The lines from the top of the material below through the line containing "const tasteTotal = [10, 11.5, 13.5, 14];" are to be printed exactly, with pictures omitted.

* **Data provided**:
══════
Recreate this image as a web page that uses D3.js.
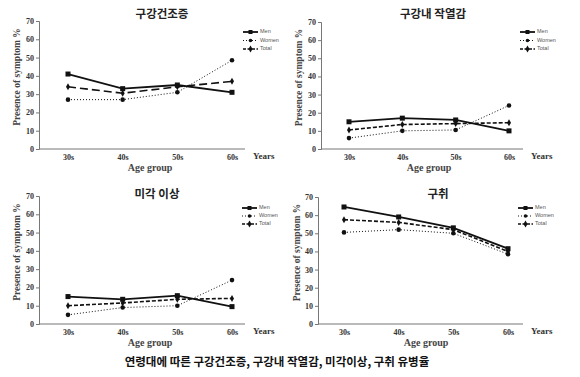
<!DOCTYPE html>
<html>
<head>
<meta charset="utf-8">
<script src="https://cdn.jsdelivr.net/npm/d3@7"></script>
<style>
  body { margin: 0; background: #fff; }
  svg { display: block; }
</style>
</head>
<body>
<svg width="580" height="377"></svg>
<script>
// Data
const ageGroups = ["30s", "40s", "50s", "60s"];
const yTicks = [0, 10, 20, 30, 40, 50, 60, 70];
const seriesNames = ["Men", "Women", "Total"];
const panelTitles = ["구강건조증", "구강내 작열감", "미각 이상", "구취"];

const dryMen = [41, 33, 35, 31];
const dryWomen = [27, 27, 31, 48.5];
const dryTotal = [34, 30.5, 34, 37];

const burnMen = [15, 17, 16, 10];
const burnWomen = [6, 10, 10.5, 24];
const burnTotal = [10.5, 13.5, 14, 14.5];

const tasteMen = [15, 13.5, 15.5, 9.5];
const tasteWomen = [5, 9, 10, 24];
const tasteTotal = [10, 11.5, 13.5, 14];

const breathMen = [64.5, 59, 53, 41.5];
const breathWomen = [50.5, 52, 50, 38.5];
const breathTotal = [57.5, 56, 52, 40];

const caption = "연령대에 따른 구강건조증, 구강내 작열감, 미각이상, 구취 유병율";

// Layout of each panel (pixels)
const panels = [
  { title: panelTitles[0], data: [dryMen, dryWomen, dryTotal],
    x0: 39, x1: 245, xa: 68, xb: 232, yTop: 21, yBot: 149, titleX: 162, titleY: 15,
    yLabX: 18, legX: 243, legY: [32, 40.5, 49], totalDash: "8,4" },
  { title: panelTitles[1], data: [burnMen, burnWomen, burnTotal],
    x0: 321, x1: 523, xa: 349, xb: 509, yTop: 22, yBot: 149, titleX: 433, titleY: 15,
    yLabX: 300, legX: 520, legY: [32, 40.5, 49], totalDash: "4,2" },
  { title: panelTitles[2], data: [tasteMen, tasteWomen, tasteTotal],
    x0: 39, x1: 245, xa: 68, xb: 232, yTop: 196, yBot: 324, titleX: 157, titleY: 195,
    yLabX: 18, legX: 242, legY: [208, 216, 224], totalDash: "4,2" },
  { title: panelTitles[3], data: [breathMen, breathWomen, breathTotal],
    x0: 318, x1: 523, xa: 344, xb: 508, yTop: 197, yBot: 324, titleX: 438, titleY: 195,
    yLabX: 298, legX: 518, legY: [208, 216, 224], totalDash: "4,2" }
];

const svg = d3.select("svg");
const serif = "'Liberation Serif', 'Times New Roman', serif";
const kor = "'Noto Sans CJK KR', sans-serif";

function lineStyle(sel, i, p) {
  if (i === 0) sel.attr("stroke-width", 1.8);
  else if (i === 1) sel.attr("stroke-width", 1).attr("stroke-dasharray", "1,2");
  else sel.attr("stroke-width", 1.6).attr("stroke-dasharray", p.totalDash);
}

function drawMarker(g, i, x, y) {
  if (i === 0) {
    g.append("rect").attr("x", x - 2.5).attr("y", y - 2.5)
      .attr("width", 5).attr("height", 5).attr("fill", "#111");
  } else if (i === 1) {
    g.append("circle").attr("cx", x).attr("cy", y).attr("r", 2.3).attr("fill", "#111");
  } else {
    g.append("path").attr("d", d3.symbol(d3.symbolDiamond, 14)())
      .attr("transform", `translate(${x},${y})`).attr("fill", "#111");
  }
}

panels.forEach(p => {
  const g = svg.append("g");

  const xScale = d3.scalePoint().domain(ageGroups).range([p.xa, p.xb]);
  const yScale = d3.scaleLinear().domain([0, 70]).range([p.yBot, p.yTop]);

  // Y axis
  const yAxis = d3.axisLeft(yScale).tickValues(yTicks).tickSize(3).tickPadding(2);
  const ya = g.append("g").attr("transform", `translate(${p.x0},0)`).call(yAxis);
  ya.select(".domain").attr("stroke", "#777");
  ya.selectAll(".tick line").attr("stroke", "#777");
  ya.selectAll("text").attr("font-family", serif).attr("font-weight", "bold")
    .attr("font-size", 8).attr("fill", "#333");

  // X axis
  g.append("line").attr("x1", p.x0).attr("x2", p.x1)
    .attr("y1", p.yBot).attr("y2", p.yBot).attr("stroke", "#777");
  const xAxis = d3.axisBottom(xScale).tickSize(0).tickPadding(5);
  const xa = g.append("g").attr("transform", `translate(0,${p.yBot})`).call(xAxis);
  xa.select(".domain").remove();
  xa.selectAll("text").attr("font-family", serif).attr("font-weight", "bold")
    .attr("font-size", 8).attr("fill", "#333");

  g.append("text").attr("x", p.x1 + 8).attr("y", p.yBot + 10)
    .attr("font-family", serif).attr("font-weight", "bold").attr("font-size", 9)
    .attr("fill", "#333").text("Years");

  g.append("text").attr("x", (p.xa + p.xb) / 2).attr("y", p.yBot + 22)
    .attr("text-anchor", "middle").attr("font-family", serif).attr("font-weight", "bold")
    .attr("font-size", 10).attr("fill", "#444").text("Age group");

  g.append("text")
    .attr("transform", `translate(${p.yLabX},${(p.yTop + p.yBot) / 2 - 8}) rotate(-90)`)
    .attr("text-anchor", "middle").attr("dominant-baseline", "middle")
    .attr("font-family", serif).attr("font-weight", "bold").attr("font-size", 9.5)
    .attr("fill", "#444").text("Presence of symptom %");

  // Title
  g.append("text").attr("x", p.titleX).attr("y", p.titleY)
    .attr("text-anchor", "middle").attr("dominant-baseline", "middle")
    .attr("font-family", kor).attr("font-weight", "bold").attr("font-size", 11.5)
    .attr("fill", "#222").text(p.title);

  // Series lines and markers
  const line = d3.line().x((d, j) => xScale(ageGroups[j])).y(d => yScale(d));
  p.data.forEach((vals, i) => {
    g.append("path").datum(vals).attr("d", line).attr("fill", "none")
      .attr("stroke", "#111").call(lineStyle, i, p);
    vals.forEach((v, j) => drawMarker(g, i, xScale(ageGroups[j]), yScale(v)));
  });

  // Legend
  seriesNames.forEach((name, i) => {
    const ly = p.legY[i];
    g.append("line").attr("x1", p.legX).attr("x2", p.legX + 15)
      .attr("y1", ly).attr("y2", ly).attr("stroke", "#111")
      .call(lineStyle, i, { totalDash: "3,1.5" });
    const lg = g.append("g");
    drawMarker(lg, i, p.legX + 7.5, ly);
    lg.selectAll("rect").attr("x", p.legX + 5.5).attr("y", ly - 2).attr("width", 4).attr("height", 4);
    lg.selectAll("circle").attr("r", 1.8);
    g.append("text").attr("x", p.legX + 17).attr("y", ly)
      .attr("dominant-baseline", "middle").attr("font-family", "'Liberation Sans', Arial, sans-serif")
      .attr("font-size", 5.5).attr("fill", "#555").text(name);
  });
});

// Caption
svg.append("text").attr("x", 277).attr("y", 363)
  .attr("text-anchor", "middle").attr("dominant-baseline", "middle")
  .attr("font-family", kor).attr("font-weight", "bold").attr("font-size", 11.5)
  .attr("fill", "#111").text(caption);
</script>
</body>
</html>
══════
* **Task output**:
Recreate this image as a web page that uses D3.js.
<!DOCTYPE html>
<html>
<head>
<meta charset="utf-8">
<script src="https://cdn.jsdelivr.net/npm/d3@7"></script>
<style>
  body { margin: 0; background: #fff; }
  svg { display: block; }
</style>
</head>
<body>
<svg width="580" height="377"></svg>
<script>
// Data
const ageGroups = ["30s", "40s", "50s", "60s"];
const yTicks = [0, 10, 20, 30, 40, 50, 60, 70];
const seriesNames = ["Men", "Women", "Total"];
const panelTitles = ["구강건조증", "구강내 작열감", "미각 이상", "구취"];

const dryMen = [41, 33, 35, 31];
const dryWomen = [27, 27, 31, 48.5];
const dryTotal = [34, 30.5, 34, 37];

const burnMen = [15, 17, 16, 10];
const burnWomen = [6, 10, 10.5, 24];
const burnTotal = [10.5, 13.5, 14, 14.5];

const tasteMen = [15, 13.5, 15.5, 9.5];
const tasteWomen = [5, 9, 10, 24];
const tasteTotal = [10, 11.5, 13.5, 14];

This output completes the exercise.